The U.S. Department of Veterans Affairs estimates that on average, 20 veterans a day completed suicide in 2014, the most recent VA data available. Suicide among military veterans is especially high in the Western U.S., with Montana, Utah, Nevada and New Mexico having the highest rates of veteran suicide as of 2014.

Through a partnership with Southern Ute Community Action Programs, Schaefer helped start a local chapter of Heartbeat, a peer support group for those grieving the suicide of a loved one.

“I met a couple military families in town who lost children to suicide,” Schaefer said. “There was no support for them, or anyone else who had lost someone to suicide.”

Schaefer’s interest in helping veterans returning from war with post-traumatic stress disorder and sleeplessness led her to study alternative energy therapies.

“I saw so many of them on so many medications, and I know there is sometimes a gentler way to cope,” she said. “I wanted to give them another coping mechanism.”

Her initial studies in reiki shifted to Healing Touch, a five-level, reading and writing intensive program that spanned two years.

Schaefer said all people are made up of energy, and sometimes, that energy becomes blocked. Energy blocks can manifest in the body because of stress, fear, negative thinking and illness.

That is where Healing Touch comes in.

“It (Healing Touch) helps balance your system, helps you relax and eases your pain,” she said. “It has been very helpful for people who need cancer support, and those preparing for surgery or coming out of surgery.”

Schaefer describes Healing Touch as a “light touch” on the major and minor chakras, or wheels of energy throughout the body, that restores balance in the energy system.

“That energy goes to where it needs to be,” she said. “Someone might come in for back pain, but also have an emotional release of something else that is going on.”

Schaefer runs Healing Touch of Durango, with the help of her daughter, Catherine Moler, a massage therapist, and Bethany Bachman, a craniosacral therapist.

Clients are fully-clothed, and sessions take place in a bed, on a table or in a chair.
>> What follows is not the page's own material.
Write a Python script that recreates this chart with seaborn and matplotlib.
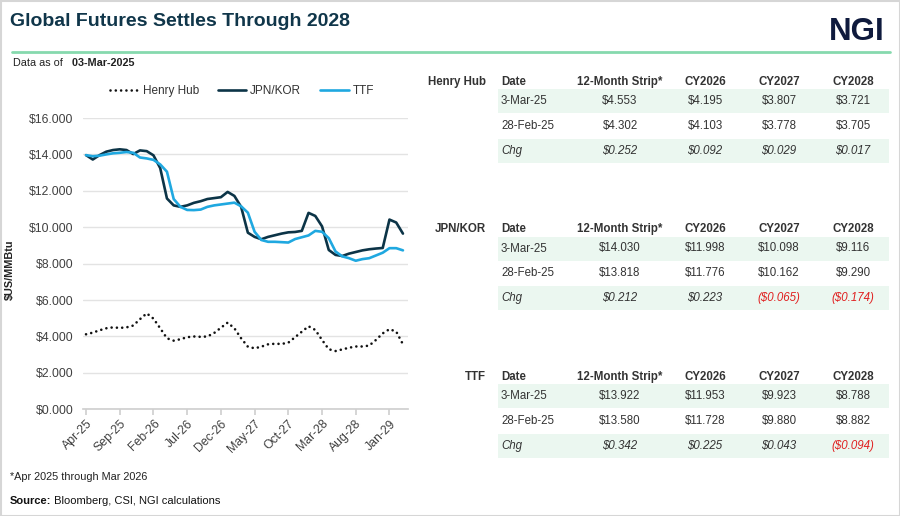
import pandas as pd
import matplotlib
matplotlib.use("Agg")
import matplotlib.pyplot as plt
import seaborn as sns
from matplotlib.patches import Rectangle
from matplotlib.lines import Line2D

# monthly settles, Apr-25 .. Mar-29
months = pd.date_range("2025-04-01", "2029-03-01", freq="MS")
month_labels = [d.strftime("%b-%y") for d in months]

henry_hub = [4.12, 4.21, 4.34, 4.45, 4.50, 4.47, 4.50, 4.60, 4.95, 5.27, 4.98, 4.45,
             3.90, 3.77, 3.85, 3.96, 4.00, 3.98, 4.00, 4.19, 4.48, 4.76, 4.45, 3.90,
             3.44, 3.35, 3.44, 3.57, 3.60, 3.59, 3.66, 3.96, 4.26, 4.56, 4.36, 3.81,
             3.30, 3.20, 3.29, 3.38, 3.45, 3.45, 3.50, 3.81, 4.17, 4.40, 4.27, 3.57]
jpn_kor = [13.96, 13.72, 13.96, 14.15, 14.24, 14.28, 14.24, 14.02, 14.22, 14.18, 13.95, 13.25,
           11.58, 11.20, 11.12, 11.20, 11.34, 11.43, 11.55, 11.60, 11.65, 11.94, 11.72, 11.12,
           9.70, 9.47, 9.34, 9.47, 9.56, 9.65, 9.72, 9.74, 9.80, 10.79, 10.62, 10.05,
           8.75, 8.48, 8.42, 8.55, 8.64, 8.73, 8.79, 8.83, 8.86, 10.42, 10.26, 9.65]
ttf = [13.96, 13.90, 13.93, 14.00, 14.06, 14.09, 14.13, 14.09, 13.83, 13.78, 13.70, 13.45,
       13.05, 11.55, 11.12, 10.95, 10.94, 10.97, 11.12, 11.20, 11.25, 11.30, 11.35, 11.15,
       10.80, 9.75, 9.30, 9.20, 9.20, 9.18, 9.16, 9.35, 9.45, 9.55, 9.80, 9.75,
       9.40, 8.67, 8.40, 8.30, 8.16, 8.25, 8.30, 8.45, 8.60, 8.85, 8.85, 8.73]

# settle tables
table_columns = ["Date", "12-Month Strip*", "CY2026", "CY2027", "CY2028"]
row_dates = ["3-Mar-25", "28-Feb-25", "Chg"]
hh_current = [4.553, 4.195, 3.807, 3.721]
hh_prior = [4.302, 4.103, 3.778, 3.705]
hh_chg = [0.252, 0.092, 0.029, 0.017]
jk_current = [14.030, 11.998, 10.098, 9.116]
jk_prior = [13.818, 11.776, 10.162, 9.290]
jk_chg = [0.212, 0.223, -0.065, -0.174]
ttf_current = [13.922, 11.953, 9.923, 8.788]
ttf_prior = [13.580, 11.728, 9.880, 8.882]
ttf_chg = [0.342, 0.225, 0.043, -0.094]

HH_COLOR = "#111111"
JK_COLOR = "#0c3447"
TTF_COLOR = "#1fa8e0"
TEXT = "#333333"
BAND = "#ebf7f0"

sns.set_theme(style="white")
plt.rcParams["font.family"] = ["Liberation Sans", "DejaVu Sans"]

fig = plt.figure(figsize=(9, 5.16), dpi=100)

# full-figure layer in pixel coords for header, tables and notes
bg = fig.add_axes([0, 0, 1, 1])
bg.set_xlim(0, 900)
bg.set_ylim(516, 0)
bg.axis("off")
bg.add_patch(Rectangle((0.5, 0.5), 899, 515, fill=False, ec="#d6d6d6", lw=1.5))

bg.text(10, 21.5, "Global Futures Settles Through 2028", fontsize=14,
        weight="bold", color="#10364a", va="center", ha="left")
bg.text(885, 32, "NGI", fontsize=22.5, weight="bold", color="#0f1a3d",
        va="center", ha="right")
bg.plot([12, 890], [51.7, 51.7], color="#86d9ae", lw=2)

t = bg.text(13, 62.7, "Data as of ", fontsize=7.8, color="#222222", va="center")
bg.annotate("  03-Mar-2025", xy=(1, 0.5), xycoords=t, fontsize=7.8,
            weight="bold", color="#222222", va="center")

bg.text(10, 477, "*Apr 2025 through Mar 2026", fontsize=7.8, color="#222222",
        va="center")
s = bg.text(10, 500.5, "Source:", fontsize=8, weight="bold", color="#111111",
            va="center")
bg.annotate(" Bloomberg, CSI, NGI calculations", xy=(1, 0.5), xycoords=s,
            fontsize=8, color="#111111", va="center")


def fmt(v):
    if v < 0:
        return f"(${-v:.3f})"
    return f"${v:.3f}"


col_x = [501, 620, 705, 779, 853]


def draw_table(top, hub, current, prior, chg):
    bg.add_patch(Rectangle((498, top + 7.5), 391, 24, color=BAND, lw=0))
    bg.add_patch(Rectangle((498, top + 57), 391, 24, color=BAND, lw=0))
    bg.text(486, top, hub, fontsize=8.3, weight="bold", color=TEXT,
            ha="right", va="center")
    for i, c in enumerate(table_columns):
        bg.text(col_x[i], top, c, fontsize=8.3, weight="bold", color=TEXT,
                ha="left" if i == 0 else "center", va="center")
    rows = [current, prior, chg]
    offsets = [19.5, 44, 69]
    for r, (label, vals) in enumerate(zip(row_dates, rows)):
        y = top + offsets[r]
        italic = "italic" if r == 2 else "normal"
        bg.text(col_x[0], y, label, fontsize=8.3, color=TEXT, style=italic,
                ha="left", va="center")
        for j, v in enumerate(vals):
            color = "#e02020" if (r == 2 and v < 0) else TEXT
            bg.text(col_x[j + 1], y, fmt(v), fontsize=8.3, color=color,
                    style=italic, ha="center", va="center")


draw_table(81.7, "Henry Hub", hh_current, hh_prior, hh_chg)
draw_table(229, "JPN/KOR", jk_current, jk_prior, jk_chg)
draw_table(376.7, "TTF", ttf_current, ttf_prior, ttf_chg)

# line chart
df = pd.DataFrame({"idx": range(len(months)), "Henry Hub": henry_hub,
                   "JPN/KOR": jpn_kor, "TTF": ttf})

ax = fig.add_axes([83 / 900, 1 - 409.3 / 516, 325 / 900, 291.3 / 516])
sns.lineplot(data=df, x="idx", y="Henry Hub", ax=ax, color=HH_COLOR, lw=1.9,
             linestyle=(0, (0.01, 2.0)), dash_capstyle="round")
sns.lineplot(data=df, x="idx", y="JPN/KOR", ax=ax, color=JK_COLOR, lw=1.9)
sns.lineplot(data=df, x="idx", y="TTF", ax=ax, color=TTF_COLOR, lw=1.9)

ax.set_xlim(-0.45, 47.75)
ax.set_ylim(0, 16)
ax.set_yticks(range(0, 17, 2))
ax.set_yticklabels([f"${v:.3f}" for v in range(0, 17, 2)])
ax.set_xticks(range(0, len(months), 5))
ax.set_xticklabels(month_labels[::5], rotation=45, ha="right",
                   rotation_mode="anchor")
ax.grid(axis="y", color="#e3e3e3", lw=1)
ax.set_axisbelow(True)
for side in ["top", "right", "left"]:
    ax.spines[side].set_visible(False)
ax.spines["bottom"].set_color("#d0d0d0")
ax.tick_params(axis="y", length=0, pad=7, labelsize=8.8, labelcolor="#404040")
ax.tick_params(axis="x", length=4, color="#d0d0d0", pad=2, labelsize=8.8,
               labelcolor="#404040", bottom=True)
ax.set_xlabel("")
ax.set_ylabel("$US/MMBtu", fontsize=7.8, weight="bold", color="#222222")
ax.yaxis.set_label_coords(-0.209, 0.48)

handles = [
    Line2D([], [], color=HH_COLOR, lw=1.9, linestyle=(0, (0.01, 2.0)),
           dash_capstyle="round"),
    Line2D([], [], color=JK_COLOR, lw=1.9),
    Line2D([], [], color=TTF_COLOR, lw=1.9),
]
ax.legend(handles, ["Henry Hub", "JPN/KOR", "TTF"], loc="center",
          bbox_to_anchor=(0.49, 1.093), ncol=3, frameon=False, fontsize=8.5,
          handlelength=2.4, handletextpad=0.35, columnspacing=1.6,
          labelcolor="#333333")

fig.savefig("out.png", dpi=100)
Sessions often last from 15 to 60 minutes depending on the needs of the client, putting the mind and body completely at rest, she said.

Schaefer also brings Healing Touch therapy to people outside of her practice, such as those at Southwest Safehouse and Four Corners Nursing Home.

Later this month, she will travel to Ghana to volunteer at an orphanage, and she offered Healing Touch to survivors of the 2015 Nepal earthquake that killed nearly 9,000 people.

“Touch can be very detrimental to some, like those at the Safehouse, yet it can also be very healing,” Schaefer said.

And she understands that many people are skeptical about the effectiveness of energy medicine.

“People do not understand energy medicine, but there is a scientific backing to it,” she said. “There is a lot of research done on the help it gives to people.”

Greg Hopkins, a disabled veteran, is a true believer in Schaefer’s therapy.

His 20-year-old son, Finn, is multiply disabled and sees Schaefer for Healing Touch therapy on a weekly basis. Finn is like a new person after meeting with her, Hopkins said.

“He has been seeing Janna for about a year, and you see the most amazing change in him after,” Hopkins said. “He can think more clearly, stay calmer and focus on things more easily. She works wonders with him.”

Hopkins suffers from PTSD and also received therapy from Schaefer. He said Finn’s therapy helps to make him more manageable.

“It dramatically helps me out because he’s calmer after he sees her,” the father said. “She is such a wonderful, warm soul, and he trusts her immensely. Her dedication to veterans in particular goes above and beyond.”